GIVEN MATERIAL
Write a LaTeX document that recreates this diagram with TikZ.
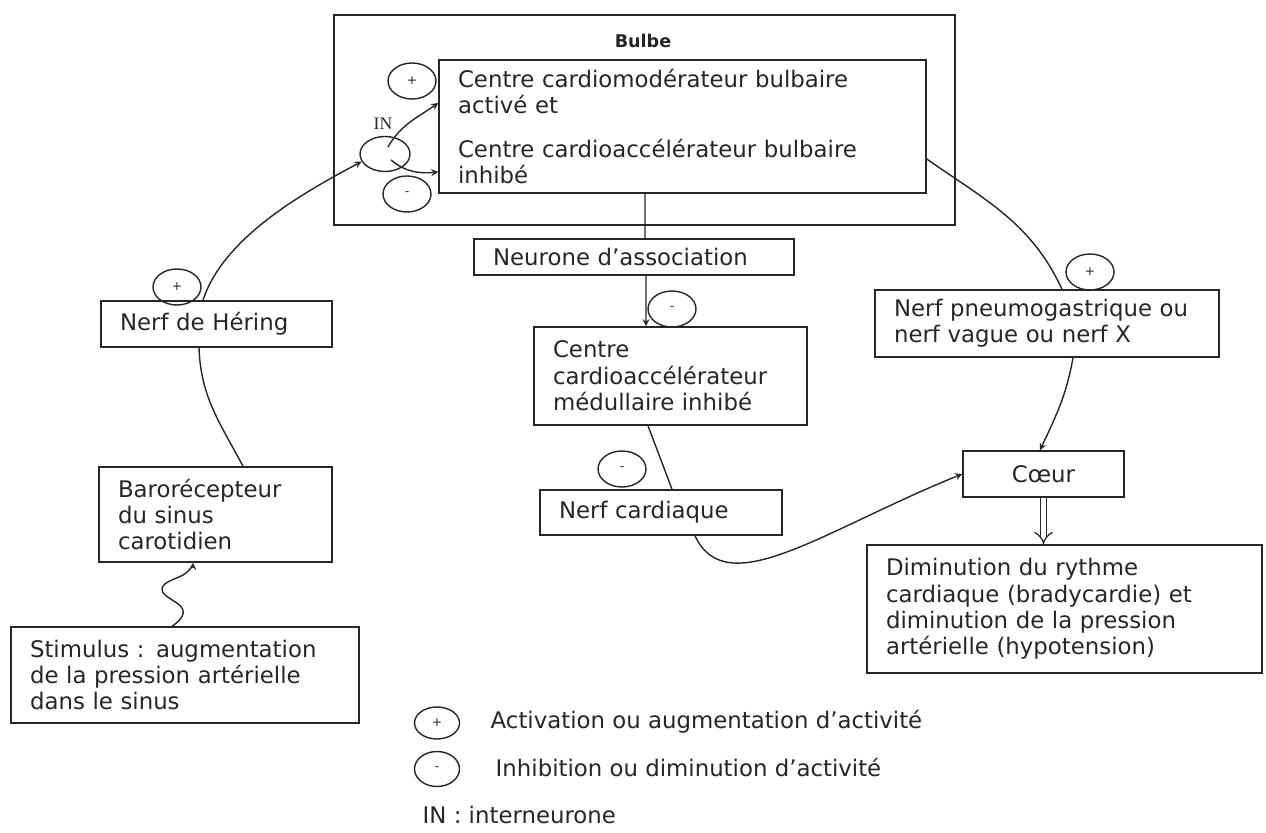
\documentclass[tikz,border=0pt]{standalone}
\usepackage{fontspec}
\setmainfont{DejaVu Sans}
\newfontfamily\serifIN{Liberation Serif}
\usetikzlibrary{shapes.geometric,arrows.meta}

\begin{document}
\begin{tikzpicture}[>=stealth, line width=0.8pt, draw=black!85, text=black!85,
    boite/.style={draw, line width=0.9pt, align=left, inner xsep=0.38cm, inner ysep=0pt,
      font=\fontsize{13}{15}\selectfont},
    signe/.style={draw, ellipse, inner sep=0pt, minimum width=0.96cm,
      minimum height=0.72cm, font=\scriptsize},
    legende/.style={anchor=west, inner sep=0pt, font=\fontsize{13}{15}\selectfont}]
    \def\x{0.02}
    \def\y{-0.02}
    \useasboundingbox (0,0) rectangle (1266*\x, 833*\y);
    % bulbe
    \node[boite, minimum width=12.42cm, minimum height=4.2cm] (bulbe) at (644.5*\x, 120*\y) {};
    \node[font=\bfseries\fontsize{10}{12}\selectfont] (titre) at (643*\x, 41*\y) {Bulbe};
    \node[boite, text width=8.98cm, minimum height=2.66cm] (centres) at (682.5*\x, 126.5*\y)
      {Centre cardiomodérateur bulbaire\\activé et\\[10pt]Centre cardioaccélérateur bulbaire\\inhibé};
    \node[signe] (P1) at (412*\x, 81*\y) {+};
    \node[signe, minimum width=1cm, minimum height=0.7cm] (inC) at (385*\x, 154*\y) {};
    \node[signe] (M1) at (407*\x, 194*\y) {-};
    \node[font=\serifIN\fontsize{10}{12}\selectfont, inner sep=0pt] (IN) at (383*\x, 124*\y) {IN};
    % voie centrale
    \node[boite, text width=5.64cm, minimum height=0.72cm] (assoc) at (634*\x, 257*\y) {Neurone d'association};
    \node[boite, text width=4.70cm, minimum height=1.96cm] (medul) at (670.5*\x, 376*\y)
      {Centre\\cardioaccélérateur\\médullaire inhibé};
    \node[signe] (M2) at (672*\x, 309*\y) {-};
    \node[boite, text width=4.08cm, minimum height=0.9cm] (cardiaque) at (661*\x, 512.5*\y) {Nerf cardiaque};
    \node[signe] (M3) at (622*\x, 469*\y) {-};
    % voie droite
    \node[boite, text width=6.12cm, minimum height=1.34cm] (pneumo) at (1047*\x, 323.5*\y)
      {Nerf pneumogastrique ou\\nerf vague ou nerf X};
    \node[signe] (P3) at (1090*\x, 272*\y) {+};
    \node[boite, text width=2.46cm, minimum height=0.92cm, align=center] (coeur) at (1043.5*\x, 474*\y) {Cœur};
    \node[boite, text width=7.14cm, minimum height=2.56cm] (dimin) at (1064.5*\x, 609*\y)
      {Diminution du rythme\\cardiaque (bradycardie) et\\diminution de la pression\\artérielle (hypotension)};
    % voie gauche
    \node[boite, text width=3.86cm, minimum height=0.92cm] (hering) at (216.5*\x, 324*\y) {Nerf de Héring};
    \node[signe] (P2) at (177*\x, 287*\y) {+};
    \node[boite, text width=3.90cm, minimum height=1.9cm] (baro) at (215.5*\x, 514.5*\y)
      {Barorécepteur\\du sinus\\carotidien};
    \node[boite, text width=6.20cm, minimum height=1.92cm] (stim) at (185*\x, 675*\y)
      {Stimulus : augmentation\\de la pression artérielle\\dans le sinus};
    % legende
    \node[signe, minimum width=0.9cm, minimum height=0.64cm] (LP) at (437*\x, 723*\y) {+};
    \node[signe, minimum width=0.9cm, minimum height=0.7cm] (LM) at (437*\x, 769*\y) {-};
    \node[legende] (L1) at (490*\x, 722*\y) {Activation ou augmentation d'activité};
    \node[legende] (L2) at (495*\x, 768*\y) {Inhibition ou diminution d'activité};
    \node[legende] (L3) at (422*\x, 815*\y) {IN : interneurone};
    % liaisons
    \path (stim.north) ++(-0.26,0) coordinate (s0);
    \path (baro.south) ++(-0.45,0) coordinate (b0);
    \draw[->] plot[smooth, tension=0.8] coordinates {(s0) (183*\x, 610*\y) (162*\x, 589*\y) (186*\x, 573*\y) (b0)};
    \path ([xshift=-0.35cm]hering.south) edge [out=-88, in=118] ([xshift=0.55cm]baro.north);
    \path ([xshift=-0.27cm]hering.north) edge [->, out=72, in=208, looseness=0.8] (inC.198);
    \path ([shift={(0.06,0.14)}]inC.center) edge [->, out=60, in=215] ([yshift=0.47cm]centres.west);
    \path ([shift={(0.12,-0.12)}]inC.center) edge [->, out=-40, in=185] ([yshift=-0.91cm]centres.west);
    \path ([xshift=-0.75cm]centres.south) edge ([xshift=0.22cm]assoc.north);
    \path ([xshift=0.24cm]assoc.south) edge [->] ([xshift=-0.49cm]medul.north);
    \path ([xshift=-0.45cm]medul.south) edge ([xshift=0.22cm]cardiaque.north);
    \path ([xshift=0.68cm]cardiaque.south) edge [->, out=-65, in=202, out looseness=0.7, in looseness=1.4] (coeur.west);
    \path ([yshift=-0.65cm]centres.east) edge [out=-35, in=115] ([xshift=0.3cm]pneumo.north);
    \path ([xshift=0.52cm]pneumo.south) edge [->, out=-100, in=65] ([xshift=-0.07cm]coeur.north);
    \path (coeur.south) edge [double, double distance=3pt, line width=0.7pt, -{Implies}] (coeur.south |- dimin.north);
\end{tikzpicture}
\end{document}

STATED PROBLEM
Every line of the data above should be quoted exactly. Omit the pictures.

TASK ANSWER
Write a LaTeX document that recreates this diagram with TikZ.
\documentclass[tikz,border=0pt]{standalone}
\usepackage{fontspec}
\setmainfont{DejaVu Sans}
\newfontfamily\serifIN{Liberation Serif}
\usetikzlibrary{shapes.geometric,arrows.meta}

\begin{document}
\begin{tikzpicture}[>=stealth, line width=0.8pt, draw=black!85, text=black!85,
    boite/.style={draw, line width=0.9pt, align=left, inner xsep=0.38cm, inner ysep=0pt,
      font=\fontsize{13}{15}\selectfont},
    signe/.style={draw, ellipse, inner sep=0pt, minimum width=0.96cm,
      minimum height=0.72cm, font=\scriptsize},
    legende/.style={anchor=west, inner sep=0pt, font=\fontsize{13}{15}\selectfont}]
    \def\x{0.02}
    \def\y{-0.02}
    \useasboundingbox (0,0) rectangle (1266*\x, 833*\y);
    % bulbe
    \node[boite, minimum width=12.42cm, minimum height=4.2cm] (bulbe) at (644.5*\x, 120*\y) {};
    \node[font=\bfseries\fontsize{10}{12}\selectfont] (titre) at (643*\x, 41*\y) {Bulbe};
    \node[boite, text width=8.98cm, minimum height=2.66cm] (centres) at (682.5*\x, 126.5*\y)
      {Centre cardiomodérateur bulbaire\\activé et\\[10pt]Centre cardioaccélérateur bulbaire\\inhibé};
    \node[signe] (P1) at (412*\x, 81*\y) {+};
    \node[signe, minimum width=1cm, minimum height=0.7cm] (inC) at (385*\x, 154*\y) {};
    \node[signe] (M1) at (407*\x, 194*\y) {-};
    \node[font=\serifIN\fontsize{10}{12}\selectfont, inner sep=0pt] (IN) at (383*\x, 124*\y) {IN};
    % voie centrale
    \node[boite, text width=5.64cm, minimum height=0.72cm] (assoc) at (634*\x, 257*\y) {Neurone d'association};
    \node[boite, text width=4.70cm, minimum height=1.96cm] (medul) at (670.5*\x, 376*\y)
      {Centre\\cardioaccélérateur\\médullaire inhibé};
    \node[signe] (M2) at (672*\x, 309*\y) {-};
    \node[boite, text width=4.08cm, minimum height=0.9cm] (cardiaque) at (661*\x, 512.5*\y) {Nerf cardiaque};
    \node[signe] (M3) at (622*\x, 469*\y) {-};
    % voie droite
    \node[boite, text width=6.12cm, minimum height=1.34cm] (pneumo) at (1047*\x, 323.5*\y)
      {Nerf pneumogastrique ou\\nerf vague ou nerf X};
    \node[signe] (P3) at (1090*\x, 272*\y) {+};
    \node[boite, text width=2.46cm, minimum height=0.92cm, align=center] (coeur) at (1043.5*\x, 474*\y) {Cœur};
    \node[boite, text width=7.14cm, minimum height=2.56cm] (dimin) at (1064.5*\x, 609*\y)
      {Diminution du rythme\\cardiaque (bradycardie) et\\diminution de la pression\\artérielle (hypotension)};
    % voie gauche
    \node[boite, text width=3.86cm, minimum height=0.92cm] (hering) at (216.5*\x, 324*\y) {Nerf de Héring};
    \node[signe] (P2) at (177*\x, 287*\y) {+};
    \node[boite, text width=3.90cm, minimum height=1.9cm] (baro) at (215.5*\x, 514.5*\y)
      {Barorécepteur\\du sinus\\carotidien};
    \node[boite, text width=6.20cm, minimum height=1.92cm] (stim) at (185*\x, 675*\y)
      {Stimulus : augmentation\\de la pression artérielle\\dans le sinus};
    % legende
    \node[signe, minimum width=0.9cm, minimum height=0.64cm] (LP) at (437*\x, 723*\y) {+};
    \node[signe, minimum width=0.9cm, minimum height=0.7cm] (LM) at (437*\x, 769*\y) {-};
    \node[legende] (L1) at (490*\x, 722*\y) {Activation ou augmentation d'activité};
    \node[legende] (L2) at (495*\x, 768*\y) {Inhibition ou diminution d'activité};
    \node[legende] (L3) at (422*\x, 815*\y) {IN : interneurone};
    % liaisons
    \path (stim.north) ++(-0.26,0) coordinate (s0);
    \path (baro.south) ++(-0.45,0) coordinate (b0);
    \draw[->] plot[smooth, tension=0.8] coordinates {(s0) (183*\x, 610*\y) (162*\x, 589*\y) (186*\x, 573*\y) (b0)};
    \path ([xshift=-0.35cm]hering.south) edge [out=-88, in=118] ([xshift=0.55cm]baro.north);
    \path ([xshift=-0.27cm]hering.north) edge [->, out=72, in=208, looseness=0.8] (inC.198);
    \path ([shift={(0.06,0.14)}]inC.center) edge [->, out=60, in=215] ([yshift=0.47cm]centres.west);
    \path ([shift={(0.12,-0.12)}]inC.center) edge [->, out=-40, in=185] ([yshift=-0.91cm]centres.west);
    \path ([xshift=-0.75cm]centres.south) edge ([xshift=0.22cm]assoc.north);
    \path ([xshift=0.24cm]assoc.south) edge [->] ([xshift=-0.49cm]medul.north);
    \path ([xshift=-0.45cm]medul.south) edge ([xshift=0.22cm]cardiaque.north);
    \path ([xshift=0.68cm]cardiaque.south) edge [->, out=-65, in=202, out looseness=0.7, in looseness=1.4] (coeur.west);
    \path ([yshift=-0.65cm]centres.east) edge [out=-35, in=115] ([xshift=0.3cm]pneumo.north);
    \path ([xshift=0.52cm]pneumo.south) edge [->, out=-100, in=65] ([xshift=-0.07cm]coeur.north);
    \path (coeur.south) edge [double, double distance=3pt, line width=0.7pt, -{Implies}] (coeur.south |- dimin.north);
\end{tikzpicture}
\end{document}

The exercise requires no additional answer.